Abstract

Super-scalar, out-of-order processors that can have tens of read and write requests in the execution window place significant demands on Memory Level Parallelism (MLP). Multi- and many-cores with shared parallel caches further increase MLP demand. Current cache hierarchies however have been unable to keep up with this trend, with modern designs allowing only 4–16 concurrent cache misses. This disconnect is exacerbated by recent highly parallel architectures (e.g. GPUs) where power and area per-core budget favor numerous lighter cores with less resources, further reducing support for MLP on a per-core basis. Support for hardware and software prefetch increases MLP pressure since these techniques overlap multiple memory requests with existing computation. In this paper, we propose and evaluate a novel Resource-Aware Prefetching (RAP) compiler algorithm that is aware of the number of simultaneous prefetches supported, and optimized for the same.
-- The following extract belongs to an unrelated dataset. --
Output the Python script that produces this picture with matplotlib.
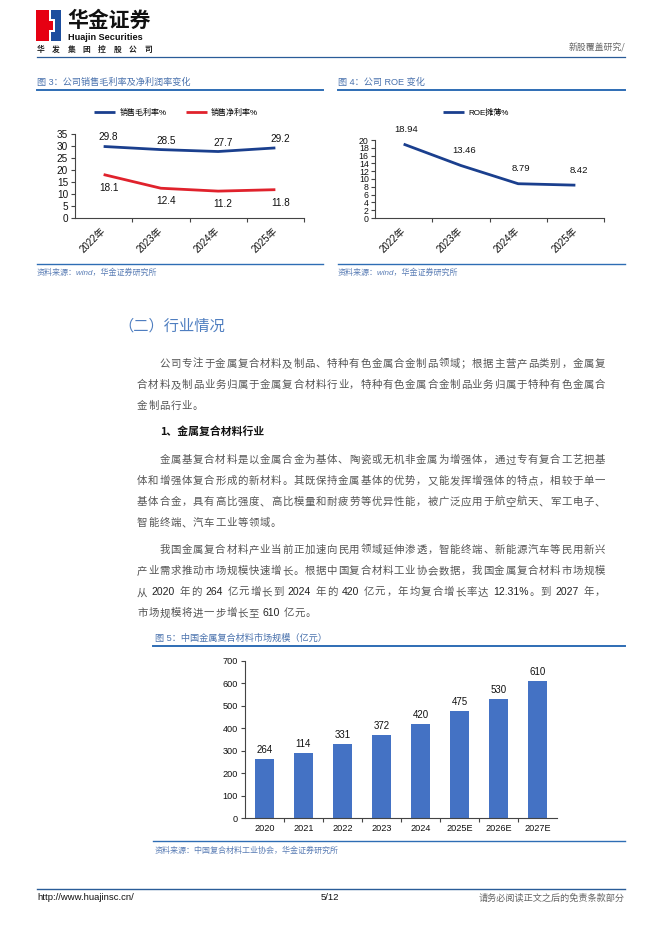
import matplotlib
matplotlib.use('Agg')
import matplotlib.pyplot as plt
import numpy as np
from matplotlib.lines import Line2D
from matplotlib.patches import Polygon

plt.rcParams['font.family'] = ['Liberation Sans', 'Noto Sans CJK SC', 'DejaVu Sans']

# ---------------- data ----------------
years_a = ['2022年', '2023年', '2024年', '2025年']
gross_margin = [29.8, 28.5, 27.7, 29.2]
net_margin = [18.1, 12.4, 11.2, 11.8]
roe = [18.94, 13.46, 8.79, 8.42]
market_years = ['2020', '2021', '2022', '2023', '2024', '2025E', '2026E', '2027E']
market_size = [264, 288, 331, 372, 420, 475, 530, 610]
market_labels = ['264', '114', '331', '372', '420', '475', '530', '610']

para1 = ["公司专注于金属复合材料及制品、特种有色金属合金制品领域；根据主营产品类别，金属复",
         "合材料及制品业务归属于金属复合材料行业，特种有色金属合金制品业务归属于特种有色金属合",
         "金制品行业。"]
para2 = ["金属基复合材料是以金属合金为基体、陶瓷或无机非金属为增强体，通过专有复合工艺把基",
         "体和增强体复合形成的新材料。其既保持金属基体的优势，又能发挥增强体的特点，相较于单一",
         "基体合金，具有高比强度、高比模量和耐疲劳等优异性能，被广泛应用于航空航天、军工电子、",
         "智能终端、汽车工业等领域。"]
para3 = ["我国金属复合材料产业当前正加速向民用领域延伸渗透，智能终端、新能源汽车等民用新兴",
         "产业需求推动市场规模快速增长。根据中国复合材料工业协会数据，我国金属复合材料市场规模",
         "从 2020 年的 264 亿元增长到 2024 年的 420 亿元，年均复合增长率达 12.31%。到 2027 年，",
         "市场规模将进一步增长至 610 亿元。"]

W, H = 662, 936
fig = plt.figure(figsize=(W / 100, H / 100), dpi=100)
fig.patch.set_facecolor('white')

BLUE_LINE = '#2E6DB4'
TITLE_C = '#4A72AD'
SRC_C = '#5A7DB5'


def fx(x):
    return x / W


def fy(y):
    return 1 - y / H


def ax_px(l, t, r, b):
    return fig.add_axes([l / W, 1 - b / H, (r - l) / W, (b - t) / H])


def txt(x, y, s, **kw):
    kw.setdefault('va', 'center')
    return fig.text(fx(x), fy(y), s, **kw)


def hline(x0, x1, y, color=BLUE_LINE, lw=1.0):
    fig.add_artist(Line2D([fx(x0), fx(x1)], [fy(y), fy(y)], color=color, lw=lw,
                          transform=fig.transFigure))


# ---------------- header ----------------
fig.add_artist(Polygon([(fx(36), fy(10)), (fx(49), fy(10)), (fx(49), fy(21)), (fx(53), fy(21)),
                        (fx(53), fy(30)), (fx(49), fy(30)), (fx(49), fy(41)), (fx(36), fy(41))],
                       closed=True, transform=fig.transFigure, color='#E60012', lw=0))
fig.add_artist(Polygon([(fx(51), fy(10)), (fx(61), fy(10)), (fx(61), fy(41)), (fx(51), fy(41)),
                        (fx(51), fy(32)), (fx(55), fy(32)), (fx(55), fy(19)), (fx(51), fy(19))],
                       closed=True, transform=fig.transFigure, color='#1D4E9E', lw=0))
txt(67, 20, '华金证券', fontsize=15, fontweight='bold', color='#111111',
    family=['Noto Sans CJK SC'])
txt(68, 37, 'Huajin Securities', fontsize=6.6, fontweight='bold', color='#111111')
for i, ch in enumerate('华发集团控股公司'):
    txt(40.5 + i * 15.4, 52, ch, fontsize=5.6, fontweight='bold', color='#222222', ha='center',
        va='baseline', family=['Noto Sans CJK SC'])
txt(625, 48, '新股覆盖研究/', fontsize=6.4, color='#666666', ha='right',
    family=['Noto Sans CJK SC'])
hline(37, 625, 57, color='#2A5C98', lw=0.9)

# ---------------- figure titles ----------------
txt(37, 82, '图 3：公司销售毛利率及净利润率变化', fontsize=6.6, color=TITLE_C)
hline(37, 323, 90, lw=1.4)
txt(338, 82, '图 4：公司 ROE 变化', fontsize=6.6, color=TITLE_C)
hline(338, 625, 90, lw=1.4)


def style_line_axes(ax, ymax, ystep, ytick_fs):
    ax.set_xlim(-0.5, 3.5)
    ax.set_ylim(0, ymax)
    for s in ['top', 'right']:
        ax.spines[s].set_visible(False)
    for s in ['left', 'bottom']:
        ax.spines[s].set_color('#444444')
        ax.spines[s].set_linewidth(0.8)
    ax.set_yticks(np.arange(0, ymax + 0.01, ystep))
    ax.tick_params(axis='y', length=3, width=0.8, color='#444444', labelsize=ytick_fs, pad=2,
                   labelcolor='#111111')
    ax.set_xticks([0.5, 1.5, 2.5, 3.5])
    ax.set_xticklabels([])
    ax.tick_params(axis='x', which='major', length=3, width=0.8, color='#444444')
    ax.set_xticks(range(4), minor=True)
    ax.set_xticklabels(years_a, minor=True, rotation=45, ha='right', va='center',
                       rotation_mode='anchor', fontsize=7, color='#111111')
    ax.tick_params(axis='x', which='minor', length=0, pad=8)
    ax.patch.set_alpha(0)


# ---------------- chart 3 ----------------
ax1 = ax_px(75, 134, 304, 218)
style_line_axes(ax1, 35, 5, 7.2)
x = np.arange(4)
l1, = ax1.plot(x, gross_margin, color='#1A3F8E', lw=2.0, solid_capstyle='butt')
l2, = ax1.plot(x, net_margin, color='#E0222C', lw=2.0, solid_capstyle='butt')
for i, v in enumerate(gross_margin):
    ax1.annotate(f'{v}', (i, v), xytext=(5, 9), textcoords='offset pixels', ha='center',
                 va='center', fontsize=7.2, color='#111111')
for i, v in enumerate(net_margin):
    ax1.annotate(f'{v}', (i, v), xytext=(5, -13), textcoords='offset pixels', ha='center',
                 va='center', fontsize=7.2, color='#111111')
fig.legend([l1, l2], ['销售毛利率%', '销售净利率%'], loc='center',
           bbox_to_anchor=(fx(176), fy(113)), ncol=2, frameon=False, fontsize=5.8,
           handlelength=2.6, handletextpad=0.5, columnspacing=2.4)
hline(37, 323, 264, lw=1.0)
txt(37, 273, '资料来源：wind，华金证券研究所', fontsize=5.8, color=SRC_C, fontstyle='italic')

# ---------------- chart 4 ----------------
ax2 = ax_px(375, 140, 604, 218)
style_line_axes(ax2, 20, 2, 6.3)
ax2.tick_params(axis='y', pad=1.5)
l3, = ax2.plot(x, roe, color='#1A3F8E', lw=2.0, solid_capstyle='butt')
for i, v in enumerate(roe):
    ax2.annotate(f'{v:.2f}', (i, v), xytext=(3, 15), textcoords='offset pixels', ha='center',
                 va='center', fontsize=6.8, color='#111111')
fig.legend([l3], ['ROE摊薄%'], loc='center', bbox_to_anchor=(fx(476), fy(113)), frameon=False,
           fontsize=5.8, handlelength=2.6, handletextpad=0.5)
hline(338, 625, 264, lw=1.0)
txt(338, 273, '资料来源：wind，华金证券研究所', fontsize=5.8, color=SRC_C, fontstyle='italic')

# ---------------- body text ----------------
EM_PT = 7.5
EM = EM_PT / 72 * 100
PITCH = 11.14
X0, X1 = 137, 605
BODY_C = '#555555'
BASE = 3.8
renderer = fig.canvas.get_renderer()
_wcache = {}


def is_ascii(ch):
    return ord(ch) < 128 and ch != ' '


def tokenize(s):
    toks, buf = [], ''
    for ch in s:
        if is_ascii(ch):
            buf += ch
        else:
            if buf:
                toks.append(buf)
                buf = ''
            toks.append(ch)
    if buf:
        toks.append(buf)
    return toks


def tok_width(t):
    if t == ' ':
        return 0.22 * EM
    if not is_ascii(t[0]):
        return EM
    if t not in _wcache:
        tt = fig.text(0, 0, t, fontsize=EM_PT)
        _wcache[t] = tt.get_window_extent(renderer).width
        tt.remove()
    return _wcache[t]


def draw_line(s, y, x0, justify):
    toks = tokenize(s)
    ws = [tok_width(t) for t in toks]
    if justify and len(toks) > 1:
        gap = (X1 - x0 - sum(ws)) / (len(toks) - 1)
    else:
        gap = PITCH - EM
    xc = x0
    for t, w in zip(toks, ws):
        if t != ' ':
            if is_ascii(t[0]):
                txt(xc, y + BASE, t, fontsize=EM_PT, color='#222222', ha='left', va='baseline')
            else:
                txt(xc + w / 2, y + BASE, t, fontsize=EM_PT, color=BODY_C, ha='center',
                    va='baseline', family=['Noto Sans CJK SC'])
        xc += w + gap


def draw_para(lines, ys):
    for i, (s, y) in enumerate(zip(lines, ys)):
        x0 = X0 + 2 * PITCH if i == 0 else X0
        draw_line(s, y, x0, justify=(i < len(lines) - 1))


txt(118, 326, '（二）行业情况', fontsize=11, color='#4F7EC0', family=['Noto Sans CJK SC'])
S = 21.2
draw_para(para1, [363, 363 + S, 363 + 2 * S])
txt(160, 431, '1、金属复合材料行业', fontsize=7.8, fontweight='bold', color='#111111',
    family=['Noto Sans CJK SC'])
draw_para(para2, [459 + i * S for i in range(4)])
draw_para(para3, [549 + i * S for i in range(4)])

# ---------------- chart 5 ----------------
txt(155, 638, '图 5：中国金属复合材料市场规模（亿元）', fontsize=6.6, color=TITLE_C)
hline(153, 625, 646, lw=1.4)
ax5 = ax_px(245, 661, 557, 818)
xb = np.arange(len(market_years))
bars = ax5.bar(xb, market_size, width=0.51, color='#4472C4', zorder=2)
ax5.set_xlim(-0.5, len(market_years) - 0.5)
ax5.set_ylim(0, 700)
ax5.set_yticks(np.arange(0, 701, 100))
for s in ['top', 'right']:
    ax5.spines[s].set_visible(False)
for s in ['left', 'bottom']:
    ax5.spines[s].set_color('#444444')
    ax5.spines[s].set_linewidth(0.8)
ax5.tick_params(axis='y', length=3, width=0.8, color='#444444', labelsize=6.6, pad=2,
                labelcolor='#111111')
ax5.set_xticks(np.arange(0.5, len(market_years) - 0.5, 1))
ax5.set_xticklabels([])
ax5.tick_params(axis='x', which='major', length=3, width=0.8, color='#444444')
ax5.set_xticks(xb, minor=True)
ax5.set_xticklabels(market_years, minor=True, fontsize=6.6, color='#111111')
ax5.tick_params(axis='x', which='minor', length=0, pad=4)
for rect, lab in zip(bars, market_labels):
    ax5.annotate(lab, (rect.get_x() + rect.get_width() / 2, rect.get_height()),
                 xytext=(0, 9), textcoords='offset pixels', ha='center', va='center',
                 fontsize=7, color='#111111')
hline(153, 625, 841, lw=1.0)
txt(155, 851, '资料来源：中国复合材料工业协会，华金证券研究所', fontsize=5.8, color=SRC_C,
    fontstyle='italic')

# ---------------- footer ----------------
hline(37, 625, 889, color='#2A5C98', lw=1.0)
txt(37, 898, 'http://www.huajinsc.cn/', fontsize=6.8, color='#111111')
txt(330, 898, '5/12', fontsize=6.8, color='#111111', ha='center')
txt(625, 898, '请务必阅读正文之后的免责条款部分', fontsize=6.6, color='#666666', ha='right',
    family=['Noto Sans CJK SC'])

fig.savefig('out.png', dpi=100, facecolor='white')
We implemented our algorithm in a GCC-derived compiler and evaluated its performance using an emerging fine-grained many-core architecture. Our results show that the RAP algorithm outperforms a well-known loop prefetching algorithm by up to 40.15% in run-time on average across benchmarks and the state-of-the art GCC implementation by up to 34.79%, depending upon hardware configuration. Moreover, we compare the RAP algorithm with a simple hardware prefetching mechanism, and show run-time improvements of up to 24.61%. To demonstrate the robustness of our approach, we conduct a design-space exploration (DSE) for the considered target architecture by varying (i) the amount of chip resources designated for per-core prefetch storage and (ii) off-chip bandwidth. We show that the RAP algorithm is robust in that it improves performance across all design points considered. We also identify the Pareto-optimal hardware-software configuration which delivers 53.66% run-time improvement on average while using only 5.47% more chip area than the bare-bones design.